What is $d(I\omega)=\sum_{i_1\lt\dots\lt i_k}x_{i_j}\sum_{j=1}^n\frac{\partial(\int_0^1s^{k-1}c_{i_1,\dots,i_k}(sx)ds)}{\partial d_{x_j}}dx_{i_1}\wedge\dots dx_{i_{j-1}}\wedge dx_{i_{j+1}}\wedge\dots\wedge dx_{i_k}$?
Or perhaps, is there any other way(some tricks) so I won't need to calculate it explicitly?
Best Answer
Why I think you formula contains an error $\newcommand{\d}{\mathop{}\!d}$
Let $n = 2$ and $\omega = \d x \wedge \d y$. Then according to your formula
$$I \omega = x \left(\int_0^1 s \d s \right) \d y + y \left( \int_0^1 s \d s\right) \d x = \frac12 (x \d y + y \d x) $$
so $\d (I \omega) = \frac12(\d x \wedge \d y + \d y \wedge \d x) = 0$ and since $\d\omega = 0$ the equation you want to prove does not hold. However if you add a factor of $(-1)^{j-1}$ to the inner sum in the definition of $I \omega$ then $I \omega$ would be $\frac12(x \d y - y \d x)$ in this example and everything works out.
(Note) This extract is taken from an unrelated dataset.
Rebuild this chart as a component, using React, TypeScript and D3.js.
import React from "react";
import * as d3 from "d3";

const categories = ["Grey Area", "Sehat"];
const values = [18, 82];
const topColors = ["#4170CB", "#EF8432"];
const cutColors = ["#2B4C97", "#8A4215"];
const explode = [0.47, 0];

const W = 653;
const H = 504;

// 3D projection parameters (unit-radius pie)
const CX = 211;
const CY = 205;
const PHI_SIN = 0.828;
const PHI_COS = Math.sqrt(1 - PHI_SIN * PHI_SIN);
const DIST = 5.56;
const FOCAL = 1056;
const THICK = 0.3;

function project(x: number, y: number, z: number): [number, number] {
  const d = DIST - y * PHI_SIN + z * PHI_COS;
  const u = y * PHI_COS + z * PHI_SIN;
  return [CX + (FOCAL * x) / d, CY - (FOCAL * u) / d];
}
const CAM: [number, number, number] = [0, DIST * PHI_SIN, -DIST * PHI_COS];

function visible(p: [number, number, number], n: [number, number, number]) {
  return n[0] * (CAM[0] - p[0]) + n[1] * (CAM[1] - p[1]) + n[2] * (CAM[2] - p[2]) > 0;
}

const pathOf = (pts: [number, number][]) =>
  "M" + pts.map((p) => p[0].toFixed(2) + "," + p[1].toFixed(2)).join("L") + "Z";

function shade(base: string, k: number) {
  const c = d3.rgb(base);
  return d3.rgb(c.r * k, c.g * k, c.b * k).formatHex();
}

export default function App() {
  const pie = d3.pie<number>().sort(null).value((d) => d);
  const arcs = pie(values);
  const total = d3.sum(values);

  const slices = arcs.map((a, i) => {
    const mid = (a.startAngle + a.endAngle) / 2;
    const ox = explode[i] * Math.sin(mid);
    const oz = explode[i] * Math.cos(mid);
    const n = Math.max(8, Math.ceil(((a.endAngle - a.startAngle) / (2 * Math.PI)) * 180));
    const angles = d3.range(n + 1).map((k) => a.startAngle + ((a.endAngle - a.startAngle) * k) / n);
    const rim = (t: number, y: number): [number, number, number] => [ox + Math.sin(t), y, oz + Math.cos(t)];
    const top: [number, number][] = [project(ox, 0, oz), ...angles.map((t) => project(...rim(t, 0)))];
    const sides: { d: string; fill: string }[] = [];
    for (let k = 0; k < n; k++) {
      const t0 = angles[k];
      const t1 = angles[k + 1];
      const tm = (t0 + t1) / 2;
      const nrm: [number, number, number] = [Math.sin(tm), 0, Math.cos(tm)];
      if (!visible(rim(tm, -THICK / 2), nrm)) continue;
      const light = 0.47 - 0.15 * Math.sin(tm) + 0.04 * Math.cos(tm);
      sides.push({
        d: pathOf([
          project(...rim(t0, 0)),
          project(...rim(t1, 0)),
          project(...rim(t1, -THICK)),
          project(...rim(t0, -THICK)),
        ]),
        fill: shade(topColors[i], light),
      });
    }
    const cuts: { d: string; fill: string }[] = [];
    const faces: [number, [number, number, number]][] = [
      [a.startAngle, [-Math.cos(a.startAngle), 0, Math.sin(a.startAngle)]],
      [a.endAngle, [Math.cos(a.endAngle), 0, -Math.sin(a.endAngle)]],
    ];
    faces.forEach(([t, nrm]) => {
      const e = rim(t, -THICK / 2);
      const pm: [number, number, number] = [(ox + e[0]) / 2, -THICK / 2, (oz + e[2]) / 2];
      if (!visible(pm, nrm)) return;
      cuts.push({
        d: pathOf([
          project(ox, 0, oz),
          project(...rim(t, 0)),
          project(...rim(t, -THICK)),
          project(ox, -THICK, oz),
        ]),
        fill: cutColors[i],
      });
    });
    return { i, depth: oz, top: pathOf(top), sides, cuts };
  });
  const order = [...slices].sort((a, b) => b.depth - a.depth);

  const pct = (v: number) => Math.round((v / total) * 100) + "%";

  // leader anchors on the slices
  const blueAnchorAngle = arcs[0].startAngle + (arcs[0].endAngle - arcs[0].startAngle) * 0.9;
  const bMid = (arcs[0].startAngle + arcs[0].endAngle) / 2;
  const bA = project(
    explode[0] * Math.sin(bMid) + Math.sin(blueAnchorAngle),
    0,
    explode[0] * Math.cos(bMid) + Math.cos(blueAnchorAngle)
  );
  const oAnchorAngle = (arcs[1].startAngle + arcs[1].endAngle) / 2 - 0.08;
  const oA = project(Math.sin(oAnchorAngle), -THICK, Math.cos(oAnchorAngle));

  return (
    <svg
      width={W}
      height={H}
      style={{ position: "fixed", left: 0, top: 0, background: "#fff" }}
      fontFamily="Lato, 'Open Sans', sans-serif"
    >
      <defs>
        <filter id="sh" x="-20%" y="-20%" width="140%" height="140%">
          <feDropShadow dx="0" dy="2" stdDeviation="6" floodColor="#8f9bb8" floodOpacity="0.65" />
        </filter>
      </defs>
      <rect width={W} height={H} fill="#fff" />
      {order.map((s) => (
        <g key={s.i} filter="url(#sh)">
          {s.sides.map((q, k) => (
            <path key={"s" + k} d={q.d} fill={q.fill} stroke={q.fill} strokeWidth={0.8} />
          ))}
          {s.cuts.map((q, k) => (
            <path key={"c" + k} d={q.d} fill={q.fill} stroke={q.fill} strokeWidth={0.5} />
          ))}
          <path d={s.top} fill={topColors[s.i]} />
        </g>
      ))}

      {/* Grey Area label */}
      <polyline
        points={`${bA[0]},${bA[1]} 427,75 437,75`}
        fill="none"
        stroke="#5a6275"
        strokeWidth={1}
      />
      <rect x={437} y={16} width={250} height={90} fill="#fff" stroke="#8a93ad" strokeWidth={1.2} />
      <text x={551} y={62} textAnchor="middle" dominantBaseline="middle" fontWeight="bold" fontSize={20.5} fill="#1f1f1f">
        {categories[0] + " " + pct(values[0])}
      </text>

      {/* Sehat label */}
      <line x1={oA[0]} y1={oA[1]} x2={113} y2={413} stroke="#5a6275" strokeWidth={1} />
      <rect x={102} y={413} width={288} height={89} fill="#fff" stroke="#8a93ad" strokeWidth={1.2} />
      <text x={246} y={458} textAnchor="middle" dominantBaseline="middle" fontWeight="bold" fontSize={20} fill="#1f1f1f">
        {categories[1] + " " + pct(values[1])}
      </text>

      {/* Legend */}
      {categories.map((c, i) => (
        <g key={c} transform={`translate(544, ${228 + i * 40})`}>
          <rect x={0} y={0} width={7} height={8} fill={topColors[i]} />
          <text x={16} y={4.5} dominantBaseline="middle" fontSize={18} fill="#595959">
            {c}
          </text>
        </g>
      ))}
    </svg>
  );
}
The formula for $I$ then is $$ (I\omega) = \sum_{i_1\lt\dots\lt i_k} \sum_{j=1}^kx_{i_j} \left( \int_0^1s^{k-1}c_{i_1,\dots,i_k}(sx) \d s\right) (-1)^{j-1} \d x_{i_1}\wedge\dots \wedge \d x_{i_{j-1}}\wedge \d x_{i_{j+1}}\wedge\dots\wedge \d x_{i_k} $$
Proving $\d(I \omega) + I(\d \omega) = \omega$
Since $\d$ and $I$ are bot additive, it is sufficient to verify this for $\omega = f(x) \d x_{i_1} \wedge \dots \wedge \d x_{i_k}$. By further reordering of the coordinates we can assume $\omega = f \d x_1 \wedge \dots \wedge d x_k$.
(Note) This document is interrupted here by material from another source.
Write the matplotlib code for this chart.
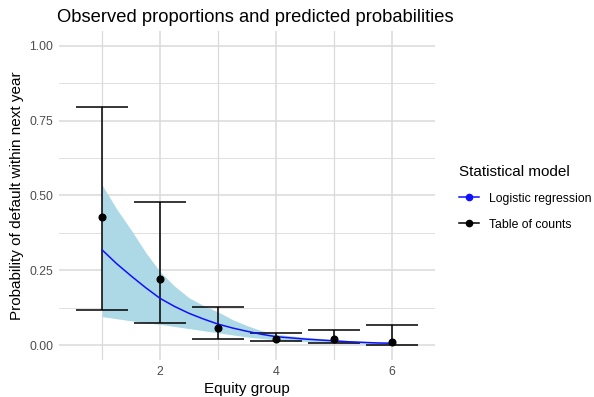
import matplotlib
matplotlib.use("Agg")
import matplotlib.pyplot as plt
from matplotlib.lines import Line2D

plt.rcParams['font.family'] = ['Liberation Sans', 'DejaVu Sans']

# observed proportions by equity group (table of counts) with intervals
groups = [1, 2, 3, 4, 5, 6]
obs_prop = [0.427, 0.221, 0.056, 0.021, 0.020, 0.011]
obs_low = [0.117, 0.074, 0.021, 0.012, 0.008, 0.001]
obs_high = [0.796, 0.479, 0.128, 0.039, 0.051, 0.067]

# logistic regression predictions
fit_x = [1, 1.25, 1.5, 1.75, 2, 2.25, 2.5, 2.75, 3, 3.25, 3.5, 3.75, 4,
         4.25, 4.5, 4.75, 5, 5.25, 5.5, 5.75, 6]
fit_p = [0.318, 0.272, 0.231, 0.192, 0.156, 0.129, 0.106, 0.087, 0.070, 0.057,
         0.046, 0.036, 0.028, 0.024, 0.020, 0.017, 0.014, 0.011, 0.009, 0.007, 0.006]
fit_high = [0.535, 0.455, 0.385, 0.310, 0.245, 0.197, 0.158, 0.132, 0.111, 0.085,
            0.065, 0.048, 0.036, 0.031, 0.026, 0.022, 0.018, 0.015, 0.012, 0.010, 0.009]
fit_low = [0.095, 0.088, 0.081, 0.075, 0.069, 0.062, 0.055, 0.048, 0.041, 0.034,
           0.027, 0.022, 0.017, 0.014, 0.012, 0.010, 0.008, 0.006, 0.004, 0.003, 0.002]

fig = plt.figure(figsize=(5.94, 3.97), dpi=100)
ax = fig.add_axes([0.0993, 0.0932, 0.6330, 0.8288])

grid_col = '#DADADA'
for v in [0.125, 0.375, 0.625, 0.875]:
    ax.axhline(v, color=grid_col, lw=0.6, zorder=0)
for v in [0, 0.25, 0.5, 0.75, 1.0]:
    ax.axhline(v, color=grid_col, lw=1.1, zorder=0)
for v in [1, 3, 5]:
    ax.axvline(v, color=grid_col, lw=0.9, zorder=0)
for v in [2, 4, 6]:
    ax.axvline(v, color=grid_col, lw=1.1, zorder=0)

ax.fill_between(fit_x, fit_low, fit_high, color='#ADD8E6', lw=0, zorder=1)

half = 0.45
ax.vlines(groups, obs_low, obs_high, color='black', lw=1.1, zorder=2)
ax.hlines(obs_low, [g - half for g in groups], [g + half for g in groups],
          color='black', lw=1.1, zorder=2)
ax.hlines(obs_high, [g - half for g in groups], [g + half for g in groups],
          color='black', lw=1.1, zorder=2)

ax.plot(fit_x, fit_p, color='#1010FF', lw=1.1, zorder=3)
ax.plot(groups, obs_prop, 'o', color='black', ms=4.8, zorder=4)

ax.set_xlim(0.255, 6.745)
ax.set_ylim(-0.05, 1.05)
ax.set_xticks([2, 4, 6])
ax.set_yticks([0, 0.25, 0.5, 0.75, 1.0])
ax.set_yticklabels(['0.00', '0.25', '0.50', '0.75', '1.00'])
ax.tick_params(length=0, labelsize=8.8, labelcolor='#4D4D4D', pad=4)
for s in ax.spines.values():
    s.set_visible(False)

ax.set_xlabel('Equity group', fontsize=11, labelpad=3)
ax.set_ylabel('Probability of default within next year', fontsize=11, labelpad=4)
fig.text(0.096, 0.955, 'Observed proportions and predicted probabilities',
         fontsize=13.2, va='center', ha='left')

handles = [
    Line2D([0], [0], color='#1010FF', lw=1.1, marker='o', ms=4.5),
    Line2D([0], [0], color='black', lw=1.1, marker='o', ms=4.5),
]
leg = fig.legend(handles, ['Logistic regression', 'Table of counts'],
                 title='Statistical model', loc='upper left',
                 bbox_to_anchor=(0.755, 0.613), frameon=False,
                 fontsize=8.8, title_fontsize=11, handlelength=1.6,
                 labelspacing=1.15, alignment='left')

fig.savefig('out.png', dpi=100)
Let's denote $\d x_1 \wedge \dots \wedge d x_k$ by $\d x_I$ and $\d x_1 \wedge \dots \wedge \d x_{j-1} \wedge \d x_{j+1} \wedge \dots \wedge d x_k$ by $\d x_{I - j}$. We have
$$ I \omega = \sum_{j=1}^k x_j \left( \int_0^1 s^{k-1} f(s x) \d s \right) (-1)^{j-1} \d x_{I - j} $$ and $$ \begin{align} \d (I \omega) &= \sum_{i = 1}^n \sum_{j=1}^k \frac{\partial}{\partial x_i} \left[x_j \int_0^1 s^{k-1} f(s x) \d s \right] \d x_i \wedge (-1)^{j-1} d x_{I - j} \\ &= \sum_{i=1}^k \frac{\partial}{\partial x_i} \left[x_i \int_0^1 s^{k-1} f(s x) \d s \right] \d x_I \\ &\phantom{=}+ \sum_{i = k + 1}^n \sum_{j=1}^k x_j \left( \int_0^1 s^k \frac{\partial f}{\partial x_i}(s x) \d s \right) (-1)^{j-1} (-1)^{k-1} d x_{I - j} \wedge d x_i \tag{1} \end{align} $$ We can simplify the first sum: $$ \begin{align} \sum_{i=1}^k \frac{\partial}{\partial x_i} \left[x_i \int_0^1 s^{k-1} f(s x) \d s \right] &= \int_0^1 k s^{k-1} f(s x) \d s + \int_0^1 s^k \sum_{i=1}^k x_i \frac{\partial f}{\partial x_i} (s x) \end{align} $$
Now $$ \d \omega = \sum_{i = k + 1}^n \frac{\partial f}{\partial x_i} \d x_i \wedge \d x_I = (-1)^k \sum_{i = k + 1}^n \frac{\partial f}{\partial x_i} \d x_I \wedge \d x_i $$ and $$ \begin{align*} I(\d \omega) = (-1)^k \sum_{i = k+1}^n &\left[ \sum_{j=1}^k x_j \left( \int_0^1 s^k \frac{\partial f}{\partial x_i}(s x) \right) (-1)^{j-1} \d x_{I - j} \wedge \d x_i \right.\\ &\phantom{[}\left. + x_i \left( \int_0^1 s^k \frac{\partial f}{\partial x_i}(s x) \right) (-1)^k \d x_I\right] \tag{2} \end{align*} $$
The first sum in $(2)$ is exactly the negative of the second sum in $(1)$ - $(-1)^k$ vs $(-1)^{k-1}$ - so they cancel when adding $I(\d \omega)$ and $\d (I \omega)$ What remains is $$ \left( \int_0^1 k s^{k-1} f(s x) \d s + \int_0^1 s^k \sum_{i=1}^n x_i \frac{\partial f}{\partial x_i} (s x) \right) \d x_I $$ Since the sum on the right hand side is the total derivative of $f(s x)$ with respect to $s$, partial integration shows that this is equal to $f(x) \d x_I = \omega$.